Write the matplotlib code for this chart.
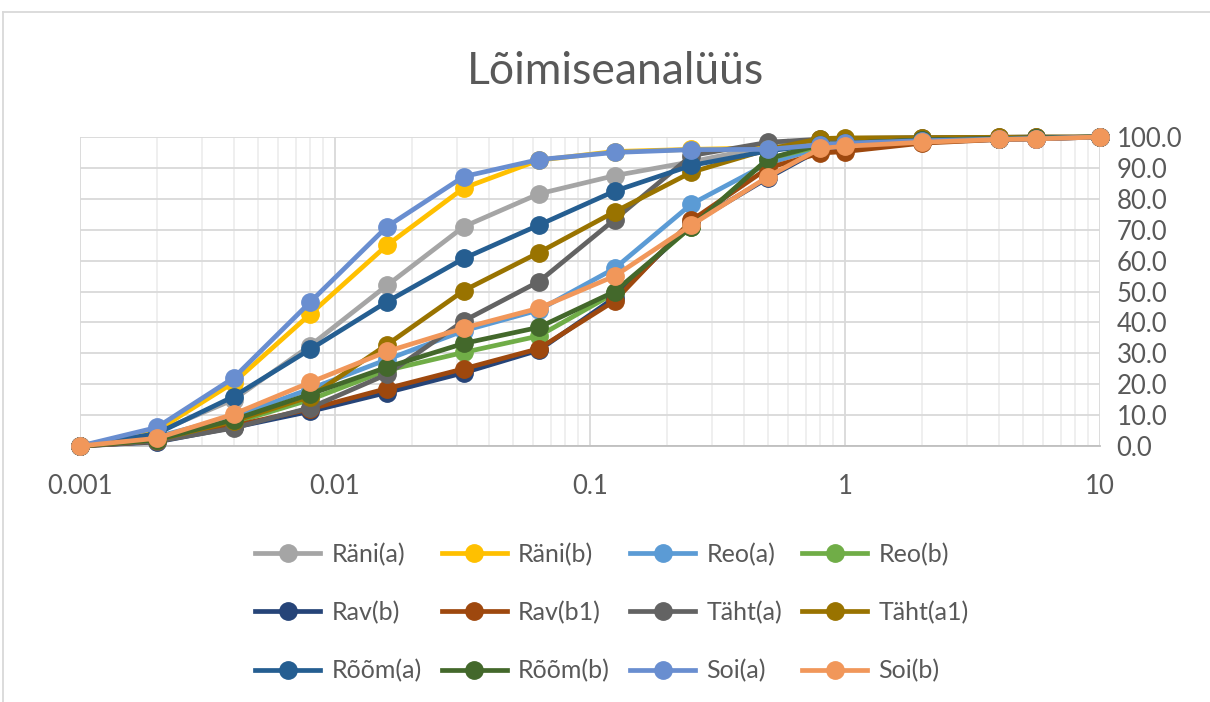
import matplotlib
matplotlib.use('Agg')
import matplotlib.pyplot as plt
from matplotlib.ticker import LogLocator, FuncFormatter, MultipleLocator, NullFormatter
from matplotlib.lines import Line2D

plt.rcParams['font.family'] = ['Lato', 'DejaVu Sans']

# osakeste suurus, mm
sizes = [0.001, 0.002, 0.004, 0.008, 0.016, 0.032, 0.063, 0.125, 0.25, 0.5, 0.8, 1, 2, 4, 5.6, 10]

rani_a = [0, 4.5, 15, 32.5, 52, 71, 81.6, 87.5, 92, 97, 98.5, 99, 99.5, 99.7, 99.8, 100]
rani_b = [0, 5, 20.5, 42.7, 65, 83.5, 92.5, 95.3, 96, 96.5, 97.5, 98, 99, 99.5, 99.7, 100]
reo_a = [0, 3, 9.5, 18.5, 28, 37.3, 44, 57.5, 78.3, 91.5, 96.5, 97, 98.5, 99.3, 99.6, 100]
reo_b = [0, 2, 7.5, 15, 24.5, 30.3, 35.6, 49.5, 71, 93, 97, 97.8, 99, 99.5, 99.7, 100]
rav_b = [0, 1.3, 6, 11.2, 17.3, 23.7, 31, 48, 72, 86.8, 96, 96.5, 98.3, 99.2, 99.4, 100]
rav_b1 = [0, 1.5, 6.5, 12, 18.6, 25, 31.5, 47, 73, 90, 94.8, 95.3, 98, 99.2, 99.4, 100]
taht_a = [0, 1.5, 5.8, 12.4, 23.2, 40.5, 53.2, 73.3, 94, 98.3, 99.3, 99.5, 99.8, 99.9, 100, 100]
taht_a1 = [0, 2, 8, 16, 32.8, 50.3, 62.6, 75.8, 88.6, 96, 99.5, 99.7, 99.8, 99.9, 100, 100]
room_a = [0, 4, 16, 31.3, 46.7, 60.7, 71.5, 82.5, 90.8, 95.5, 97.5, 98, 99, 99.5, 99.7, 100]
room_b = [0, 2, 8.5, 16.8, 25.5, 33.2, 38.4, 50, 71, 93, 97.5, 98, 99, 99.5, 99.7, 100]
soi_a = [0, 6, 22, 46.6, 71, 87.2, 92.7, 95, 95.9, 96, 97.5, 98, 98.8, 99.3, 99.5, 100]
soi_b = [0, 2.5, 10.3, 20.6, 30.6, 38.2, 44.6, 55, 71.5, 87.2, 96.3, 97, 98.3, 99.2, 99.4, 100]

names = ['Räni(a)', 'Räni(b)', 'Reo(a)', 'Reo(b)', 'Rav(b)', 'Rav(b1)',
         'Täht(a)', 'Täht(a1)', 'Rõõm(a)', 'Rõõm(b)', 'Soi(a)', 'Soi(b)']
series = [rani_a, rani_b, reo_a, reo_b, rav_b, rav_b1,
          taht_a, taht_a1, room_a, room_b, soi_a, soi_b]
colors = ['#A5A5A5', '#FFC000', '#5B9BD5', '#70AD47', '#264478', '#9E480E',
          '#636363', '#997300', '#255E91', '#43682B', '#698ED0', '#F1975A']

txt = '#595959'

fig = plt.figure(figsize=(12.1, 7.02), dpi=100)
ax = fig.add_axes([80 / 1210, 1 - 446 / 702, 1020 / 1210, 309 / 702])

for name, vals, c in zip(names, series, colors):
    ax.plot(sizes, vals, color=c, lw=3.4, marker='o', ms=12.5,
            label=name, clip_on=False, zorder=3)

ax.set_xscale('log')
ax.set_xlim(0.001, 10)
ax.set_ylim(0, 100)
ax.xaxis.set_major_locator(LogLocator(base=10, numticks=10))
ax.xaxis.set_minor_locator(LogLocator(base=10, subs=range(2, 10), numticks=20))
ax.xaxis.set_minor_formatter(NullFormatter())
ax.xaxis.set_major_formatter(FuncFormatter(lambda v, p: f'{v:g}'))
ax.yaxis.set_major_locator(MultipleLocator(10))
ax.yaxis.set_major_formatter(FuncFormatter(lambda v, p: f'{v:.1f}'))
ax.yaxis.tick_right()

ax.grid(True, which='major', color='#D9D9D9', lw=1.3, zorder=0)
ax.grid(True, which='minor', axis='x', color='#EEEEEE', lw=1.3, zorder=0)
ax.set_axisbelow(True)
for s in ['top', 'left', 'right']:
    ax.spines[s].set_visible(False)
ax.spines['bottom'].set_color('#BFBFBF')
ax.spines['bottom'].set_linewidth(1.3)
ax.tick_params(which='both', length=0, labelsize=18.5, colors=txt)
ax.tick_params(axis='x', pad=20)
ax.tick_params(axis='y', pad=12)

fig.text(616 / 1210, 1 - 72 / 702, 'Lõimiseanalüüs', ha='center', va='center',
         fontsize=32, color=txt)

# raam
fig.add_artist(Line2D([3 / 1210, 3 / 1210], [0, 1 - 12 / 702], color='#D9D9D9', lw=1.3))
fig.add_artist(Line2D([3 / 1210, 1], [1 - 12 / 702, 1 - 12 / 702], color='#D9D9D9', lw=1.3))

handles, labels = ax.get_legend_handles_labels()
order = [0, 4, 8, 1, 5, 9, 2, 6, 10, 3, 7, 11]
fig.legend([handles[i] for i in order], [labels[i] for i in order],
           loc='upper center', bbox_to_anchor=(612 / 1210, 1 - 530 / 702),
           ncol=4, frameon=False, fontsize=18, labelcolor=txt,
           handlelength=2.6, handletextpad=0.45, columnspacing=0.8,
           labelspacing=1.4, borderpad=0)

fig.savefig('out.png', dpi=100)
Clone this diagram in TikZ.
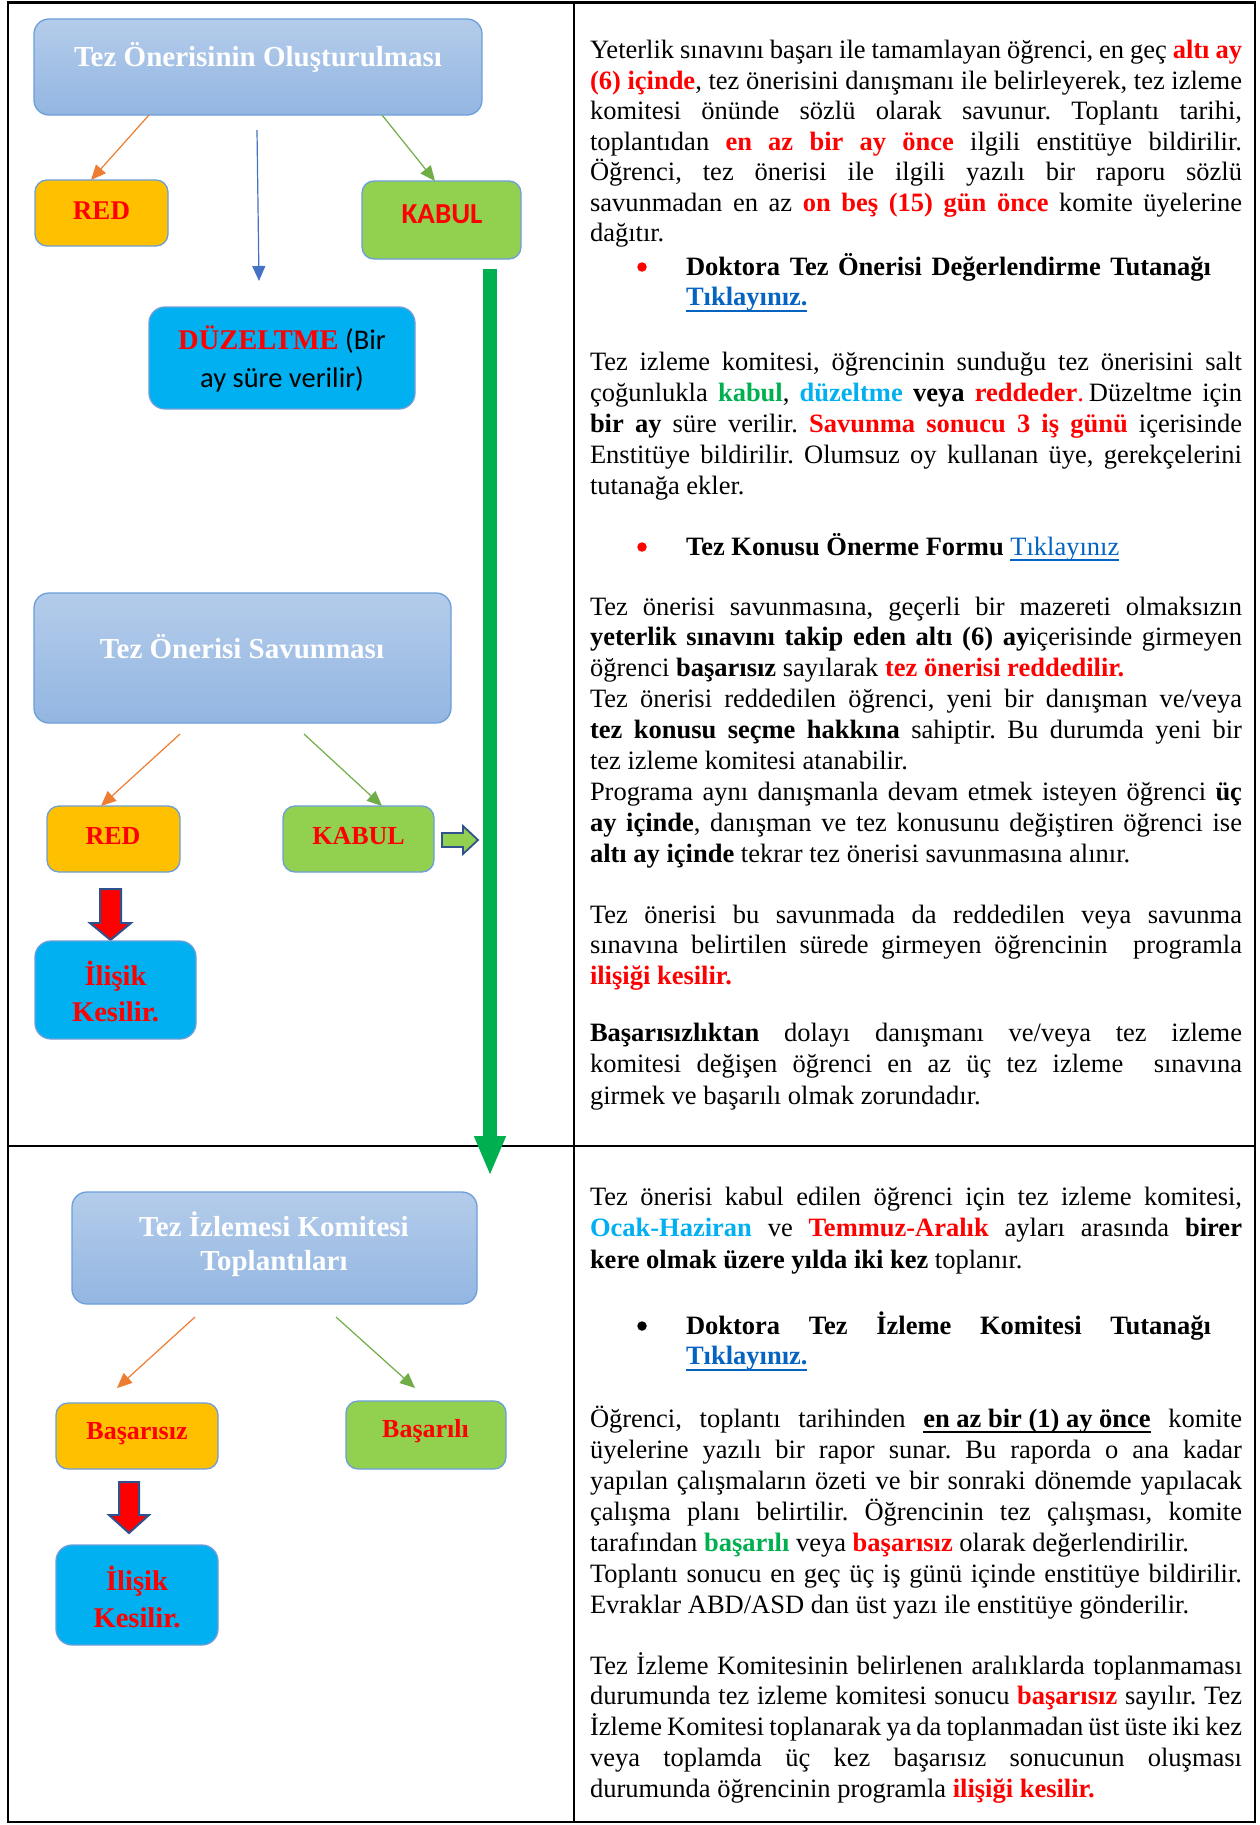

..........

Give back all entries exactly. No pictures belong in the copy.

### TASK RESPONSE
Write the matplotlib code for this chart.
import matplotlib
matplotlib.use('Agg')
import matplotlib.pyplot as plt
from matplotlib.ticker import LogLocator, FuncFormatter, MultipleLocator, NullFormatter
from matplotlib.lines import Line2D

plt.rcParams['font.family'] = ['Lato', 'DejaVu Sans']

# osakeste suurus, mm
sizes = [0.001, 0.002, 0.004, 0.008, 0.016, 0.032, 0.063, 0.125, 0.25, 0.5, 0.8, 1, 2, 4, 5.6, 10]

rani_a = [0, 4.5, 15, 32.5, 52, 71, 81.6, 87.5, 92, 97, 98.5, 99, 99.5, 99.7, 99.8, 100]
rani_b = [0, 5, 20.5, 42.7, 65, 83.5, 92.5, 95.3, 96, 96.5, 97.5, 98, 99, 99.5, 99.7, 100]
reo_a = [0, 3, 9.5, 18.5, 28, 37.3, 44, 57.5, 78.3, 91.5, 96.5, 97, 98.5, 99.3, 99.6, 100]
reo_b = [0, 2, 7.5, 15, 24.5, 30.3, 35.6, 49.5, 71, 93, 97, 97.8, 99, 99.5, 99.7, 100]
rav_b = [0, 1.3, 6, 11.2, 17.3, 23.7, 31, 48, 72, 86.8, 96, 96.5, 98.3, 99.2, 99.4, 100]
rav_b1 = [0, 1.5, 6.5, 12, 18.6, 25, 31.5, 47, 73, 90, 94.8, 95.3, 98, 99.2, 99.4, 100]
taht_a = [0, 1.5, 5.8, 12.4, 23.2, 40.5, 53.2, 73.3, 94, 98.3, 99.3, 99.5, 99.8, 99.9, 100, 100]
taht_a1 = [0, 2, 8, 16, 32.8, 50.3, 62.6, 75.8, 88.6, 96, 99.5, 99.7, 99.8, 99.9, 100, 100]
room_a = [0, 4, 16, 31.3, 46.7, 60.7, 71.5, 82.5, 90.8, 95.5, 97.5, 98, 99, 99.5, 99.7, 100]
room_b = [0, 2, 8.5, 16.8, 25.5, 33.2, 38.4, 50, 71, 93, 97.5, 98, 99, 99.5, 99.7, 100]
soi_a = [0, 6, 22, 46.6, 71, 87.2, 92.7, 95, 95.9, 96, 97.5, 98, 98.8, 99.3, 99.5, 100]
soi_b = [0, 2.5, 10.3, 20.6, 30.6, 38.2, 44.6, 55, 71.5, 87.2, 96.3, 97, 98.3, 99.2, 99.4, 100]

names = ['Räni(a)', 'Räni(b)', 'Reo(a)', 'Reo(b)', 'Rav(b)', 'Rav(b1)',
         'Täht(a)', 'Täht(a1)', 'Rõõm(a)', 'Rõõm(b)', 'Soi(a)', 'Soi(b)']
series = [rani_a, rani_b, reo_a, reo_b, rav_b, rav_b1,
          taht_a, taht_a1, room_a, room_b, soi_a, soi_b]
colors = ['#A5A5A5', '#FFC000', '#5B9BD5', '#70AD47', '#264478', '#9E480E',
          '#636363', '#997300', '#255E91', '#43682B', '#698ED0', '#F1975A']

txt = '#595959'

fig = plt.figure(figsize=(12.1, 7.02), dpi=100)
ax = fig.add_axes([80 / 1210, 1 - 446 / 702, 1020 / 1210, 309 / 702])

for name, vals, c in zip(names, series, colors):
    ax.plot(sizes, vals, color=c, lw=3.4, marker='o', ms=12.5,
            label=name, clip_on=False, zorder=3)

ax.set_xscale('log')
ax.set_xlim(0.001, 10)
ax.set_ylim(0, 100)
ax.xaxis.set_major_locator(LogLocator(base=10, numticks=10))
ax.xaxis.set_minor_locator(LogLocator(base=10, subs=range(2, 10), numticks=20))
ax.xaxis.set_minor_formatter(NullFormatter())
ax.xaxis.set_major_formatter(FuncFormatter(lambda v, p: f'{v:g}'))
ax.yaxis.set_major_locator(MultipleLocator(10))
ax.yaxis.set_major_formatter(FuncFormatter(lambda v, p: f'{v:.1f}'))
ax.yaxis.tick_right()

ax.grid(True, which='major', color='#D9D9D9', lw=1.3, zorder=0)
ax.grid(True, which='minor', axis='x', color='#EEEEEE', lw=1.3, zorder=0)
ax.set_axisbelow(True)
for s in ['top', 'left', 'right']:
    ax.spines[s].set_visible(False)
ax.spines['bottom'].set_color('#BFBFBF')
ax.spines['bottom'].set_linewidth(1.3)
ax.tick_params(which='both', length=0, labelsize=18.5, colors=txt)
ax.tick_params(axis='x', pad=20)
ax.tick_params(axis='y', pad=12)

fig.text(616 / 1210, 1 - 72 / 702, 'Lõimiseanalüüs', ha='center', va='center',
         fontsize=32, color=txt)

# raam
fig.add_artist(Line2D([3 / 1210, 3 / 1210], [0, 1 - 12 / 702], color='#D9D9D9', lw=1.3))
fig.add_artist(Line2D([3 / 1210, 1], [1 - 12 / 702, 1 - 12 / 702], color='#D9D9D9', lw=1.3))

handles, labels = ax.get_legend_handles_labels()
order = [0, 4, 8, 1, 5, 9, 2, 6, 10, 3, 7, 11]
fig.legend([handles[i] for i in order], [labels[i] for i in order],
           loc='upper center', bbox_to_anchor=(612 / 1210, 1 - 530 / 702),
           ncol=4, frameon=False, fontsize=18, labelcolor=txt,
           handlelength=2.6, handletextpad=0.45, columnspacing=0.8,
           labelspacing=1.4, borderpad=0)

fig.savefig('out.png', dpi=100)
Clone this diagram in TikZ.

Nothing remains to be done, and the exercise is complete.